Stanley died in 1940. The hotel is now open yearround. In 1974, Stephen king and his wife, Tabitha, stayed at the Stanley in room 217, the best room in the hotel. King was working on a new story idea, and the hotel inspired him. The result was The Shining, which became a bestseller in 1977. In 1980, the novel was made into a film by director Stanley Kubrick.
The Stanley was haunted well before King made it famous. King himself reportedly saw one of the ghosts, a small boy who calls to his nanny on the second floor. The boy has been seen elsewhere throughout the hotel.
Haunting activity occurs on all floors. The fourth floor—the former servants’ quarters—is the most active. Lord Dunraven is said to haunt Room 407. Lights go on and off, and the elevator nearby makes noises when not in service. Dunraven’s ghost has been seen standing in a corner and also has been seen looking out the window when the room is unoccupied. Room 418, one of the most active on the fourth floor, as well as in the entire hotel, is also known as the “Demon Room” because a female guest staying there once felt as though Demons were trying to possess her in the bed. Her fingernail scratches are still on the headboard. Room 418 is also home to ghosts of children who play in the hallway and to trapped ghosts.
Room 217, named after Stephen King, appears to be one of the least active rooms. Stanley haunts the lobby, bar, and billiard room, where he has appeared to guests. Phantom piano music in the ballroom is said to be played by Flora.

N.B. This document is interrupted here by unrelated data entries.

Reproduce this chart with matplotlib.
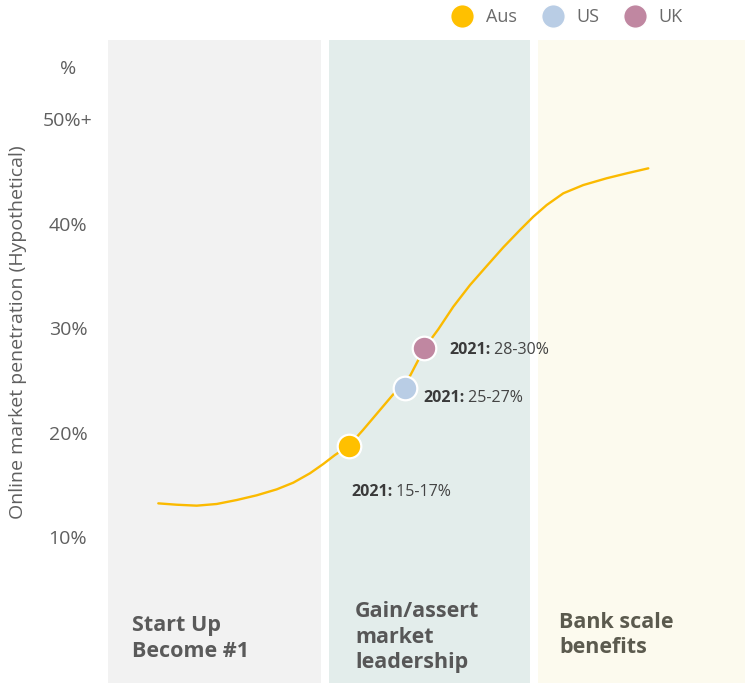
import matplotlib
matplotlib.use("Agg")
import matplotlib.pyplot as plt
from matplotlib.lines import Line2D

plt.rcParams["font.family"] = ["Open Sans", "DejaVu Sans"]

# ---------------- data ----------------
# x is an arbitrary "time / maturity" scale, y is market penetration in %
curve_x = [50.3, 68.7, 88.7, 108.7, 128.7, 148.7, 168.7, 185.3, 202, 215.3, 227,
           241, 255, 284.7, 302, 310.3, 316.3, 330.3, 345.3, 362, 378.7, 395.3,
           412, 425.3, 438.7, 455.3, 475.3, 498.7, 518.7, 540.3]
curve_y = [13.22, 13.09, 13.0, 13.16, 13.54, 13.99, 14.56, 15.2, 16.1, 16.99, 17.85,
           18.74, 20.24, 23.59, 25.41, 26.94, 28.06, 29.88, 32.04, 34.11, 35.93, 37.72,
           39.38, 40.65, 41.77, 42.89, 43.68, 44.33, 44.8, 45.28]

countries = ["Aus", "US", "UK"]
country_x = [241, 297.3, 316.3]
country_y = [18.74, 24.23, 28.06]
country_colors = ["#FFC000", "#B9CDE5", "#C087A1"]
country_labels = ["15-17%", "25-27%", "28-30%"]
label_x = [243, 315, 341]
label_y = [14.3, 23.35, 27.9]

yticks = [10, 20, 30, 40, 50, 55]
ytick_labels = ["10%", "20%", "30%", "40%", "50%+", "%"]

stages = ["Start Up\nBecome #1", "Gain/assert\nmarket\nleadership", "Bank scale\nbenefits"]
stage_spans = [(0, 213), (221, 422), (430, 637)]
stage_colors = ["#F2F2F2", "#E3EDEB", "#FCFAEE"]
stage_text_colors = ["#5A5A5A", "#575757", "#5B5A4E"]
stage_text_x = [24, 247, 451]
stage_text_y = [0.3, 0.4, 0.6]

# ---------------- figure ----------------
fig = plt.figure(figsize=(7.45, 6.83), dpi=100)
ax = fig.add_axes([108 / 745, 0, 637 / 745, 643 / 683])
ax.set_xlim(0, 637)
ax.set_ylim(-3.97, 57.56)

for (x0, x1), c in zip(stage_spans, stage_colors):
    ax.axvspan(x0, x1, color=c, lw=0, zorder=0)

for name, tx, ty, tc in zip(stages, stage_text_x, stage_text_y, stage_text_colors):
    ax.text(tx, ty, name, ha="left", va="center", fontsize=15.5, fontweight="bold",
            color=tc, linespacing=1.28)

ax.plot(curve_x, curve_y, color="#FBBA00", lw=1.7, zorder=2,
        solid_capstyle="round", solid_joinstyle="round")

for x, y, c in zip(country_x, country_y, country_colors):
    ax.plot(x, y, "o", ms=17, color=c, mec="white", mew=1.6, zorder=3)

for lx, ly, lab in zip(label_x, label_y, country_labels):
    t1 = ax.text(lx, ly, "2021:", ha="left", va="center", fontsize=11.5,
                 fontweight="bold", color="#3A3A3A")
    ax.annotate(" " + lab, xy=(1, 0), xycoords=t1, ha="left", va="bottom",
                fontsize=11.5, color="#444444")

ax.set_xticks([])
ax.set_yticks(yticks)
ax.set_yticklabels(ytick_labels)
ax.tick_params(axis="y", length=0, pad=28.8, labelsize=14, labelcolor="#5F5F5F")
for lbl in ax.get_yticklabels():
    lbl.set_horizontalalignment("center")
for s in ax.spines.values():
    s.set_visible(False)

fig.text(18 / 745, 1 - 332 / 683, "Online market penetration (Hypothetical)",
         rotation=90, ha="center", va="center", fontsize=14, color="#5F5F5F")

handles = [Line2D([], [], marker="o", ls="", ms=17, color=c, mec="white")
           for c in country_colors]
fig.legend(handles, countries, loc="center right", bbox_to_anchor=(690 / 745, 1 - 17 / 683),
           ncol=3, frameon=False, fontsize=13, labelcolor="#6A6A6A",
           handletextpad=0.3, columnspacing=1.0, borderaxespad=0)

fig.savefig("out.png", dpi=100, facecolor="white")
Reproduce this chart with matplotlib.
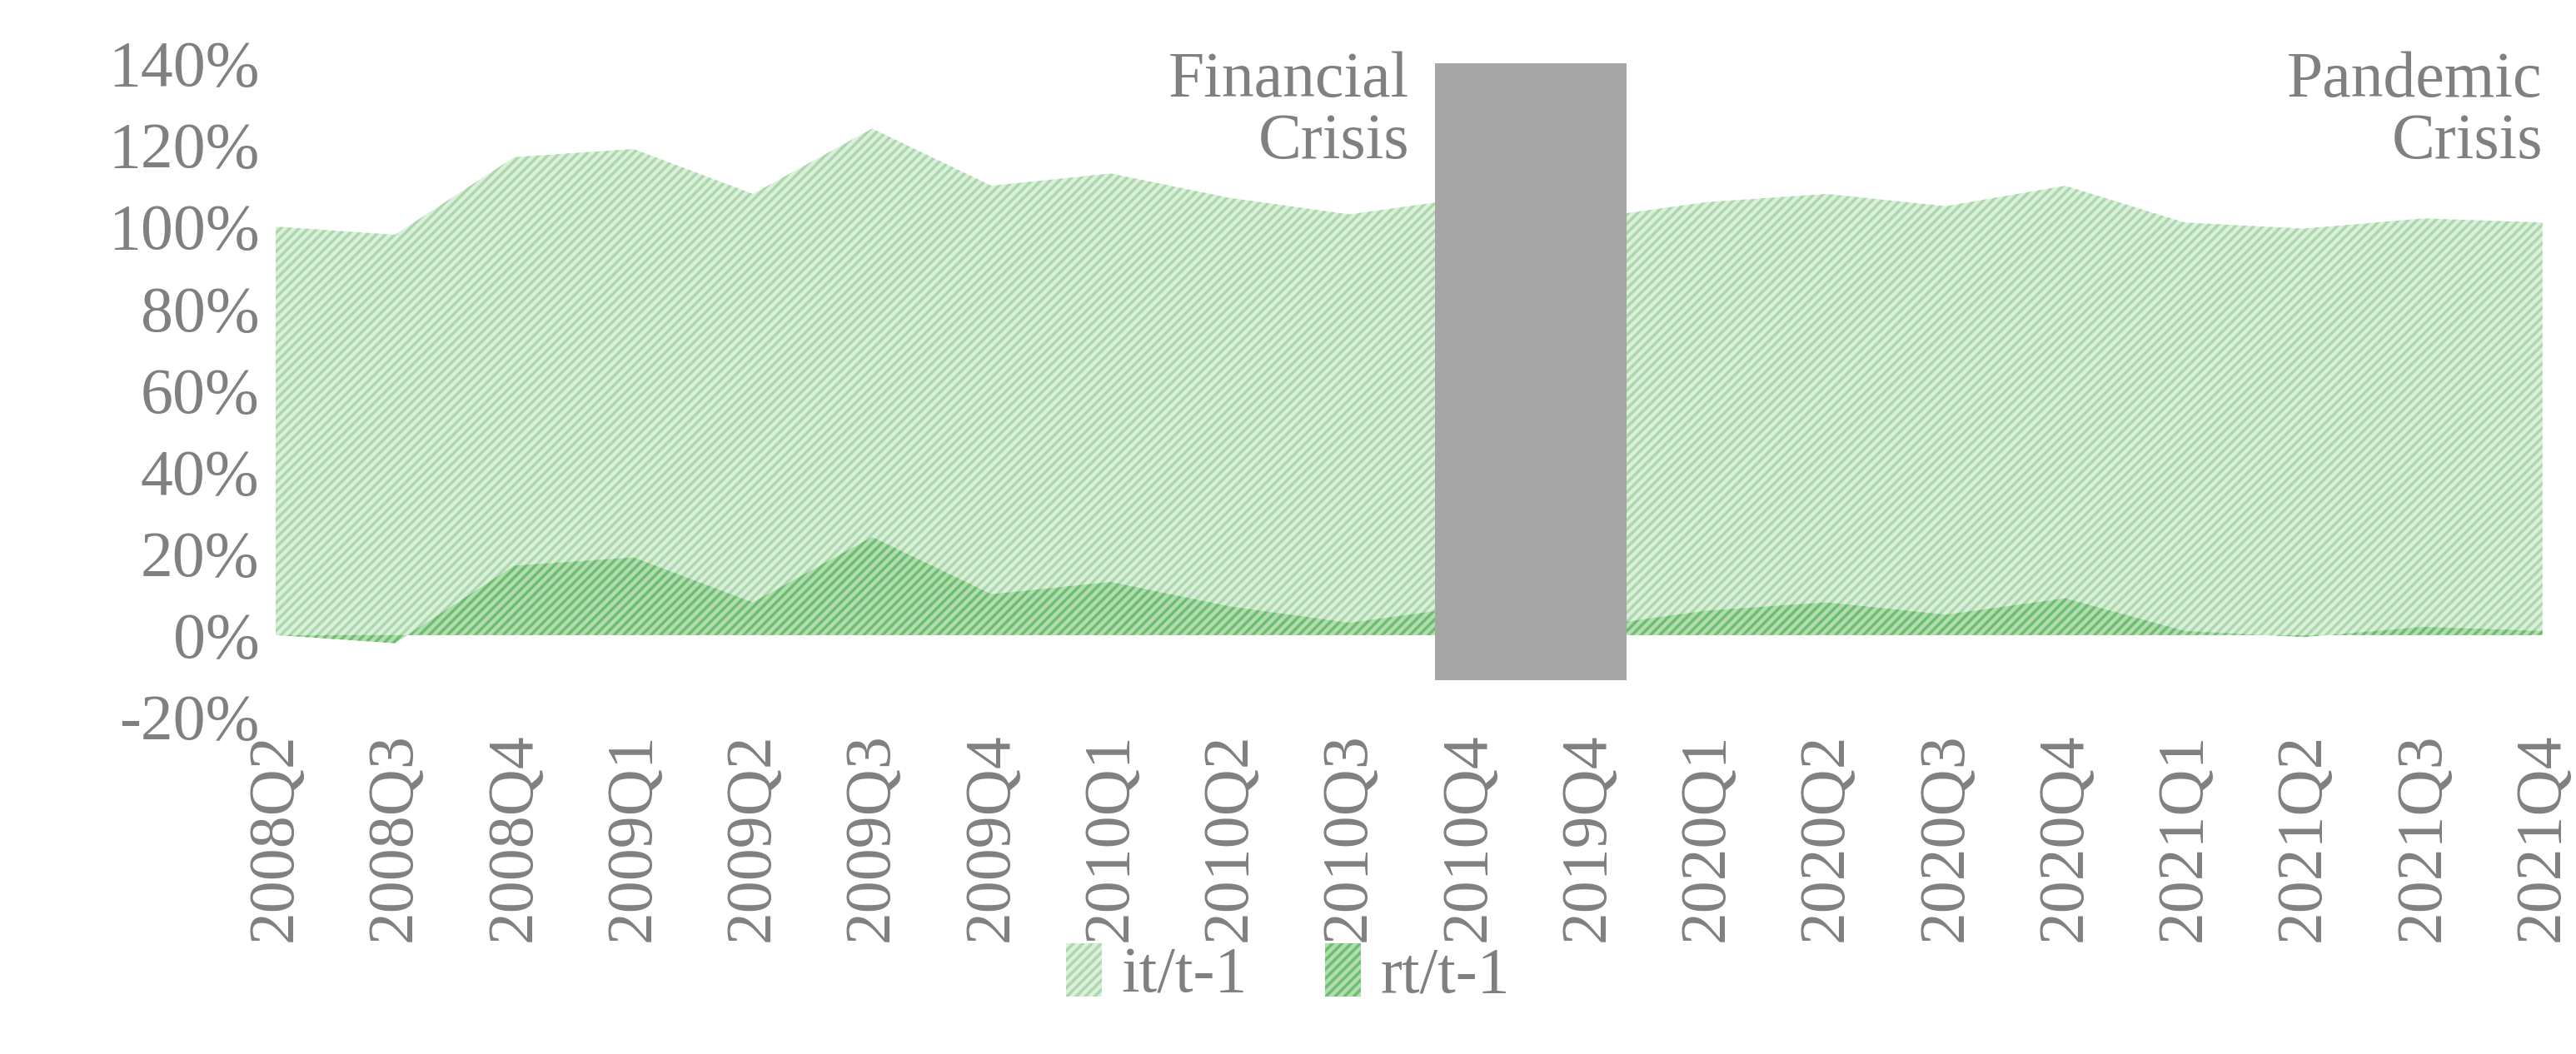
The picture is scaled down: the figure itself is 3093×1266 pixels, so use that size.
import matplotlib
matplotlib.use("Agg")
import matplotlib.pyplot as plt
import numpy as np
from matplotlib.ticker import FuncFormatter
import matplotlib as mpl

mpl.rcParams['font.family'] = ['Liberation Serif', 'DejaVu Serif']
mpl.rcParams['hatch.linewidth'] = 2.5

quarters = ["2008Q2","2008Q3","2008Q4","2009Q1","2009Q2","2009Q3","2009Q4","2010Q1","2010Q2","2010Q3",
            "2010Q4","2019Q4","2020Q1","2020Q2","2020Q3","2020Q4","2021Q1","2021Q2","2021Q3","2021Q4"]
it_vals = [100, 98, 117, 119, 108, 124, 110, 113, 107, 103, 107, 102, 106, 108, 105, 110, 101, 99.5, 102, 101]
rt_vals = [0, -2, 17, 19, 8, 24, 10, 13, 7, 3, 7, 2, 6, 8, 5, 9, 1, -0.5, 2, 1]
crisis_top = 140
crisis_bottom = -11

grey = '#808080'
fig = plt.figure(figsize=(30.93, 12.66), dpi=100)
ax = fig.add_axes([0.107, 0.32, 0.88, 0.62])
x = np.arange(len(quarters))
ax.fill_between(x, 0, np.array(it_vals)/100, facecolor='#dcefdc', edgecolor='#acd9ac', hatch='///', linewidth=0, label='it/t-1')
ax.fill_between(x, 0, np.array(rt_vals)/100, facecolor='#b4dcb4', edgecolor='#6cbf6c', hatch='///', linewidth=0, label='rt/t-1')
ax.bar(10.52, (crisis_top - crisis_bottom)/100, bottom=crisis_bottom/100, width=1.6, color='#a6a6a6', zorder=3)

ax.set_xlim(0, len(quarters)-1)
ax.set_ylim(-0.2, 1.4)
ax.set_yticks(np.arange(-0.2, 1.41, 0.2))
ax.yaxis.set_major_formatter(FuncFormatter(lambda v, p: f"{v*100:.0f}%"))
ax.set_xticks(x)
ax.set_xticklabels(quarters, rotation=90)
ax.tick_params(axis='both', length=0, labelsize=56, colors=grey, pad=14)
for s in ax.spines.values():
    s.set_visible(False)

ax.text(9.5, 1.43, "Financial\nCrisis", ha='right', va='top', fontsize=56, color=grey, linespacing=1.05)
ax.text(19.0, 1.43, "Pandemic\nCrisis", ha='right', va='top', fontsize=56, color=grey, linespacing=1.05)

leg = fig.legend(loc='lower center', bbox_to_anchor=(0.5, -0.01), ncol=2, frameon=False, fontsize=56,
                 labelcolor=grey, handlelength=0.55, handleheight=0.9, handletextpad=0.3, columnspacing=1.2)
fig.savefig("out.png", dpi=100)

Haunting activity is found elsewhere throughout the hotel, including the service tunnels underneath it. Exterior buildings—a manor house, concert hall, and carriage house—also have activity.
Several geophysical factors may contribute to the durability and intensity of activity, making the Stanley a favourite of paranormal investigators. It is situated high in the Rocky Mountains, is near a lake, and rests on magnetite rock, which actually is exposed in the service tunnels. Mountains, large bodies of water, and certain properties of soil and minerals are associated with some sites that have high levels of paranormal phenomena.
- Davis, Susan S. (ed.) Stanley Ghost Stories. Estes Park, Colo.: The Stanley Museum, 2005.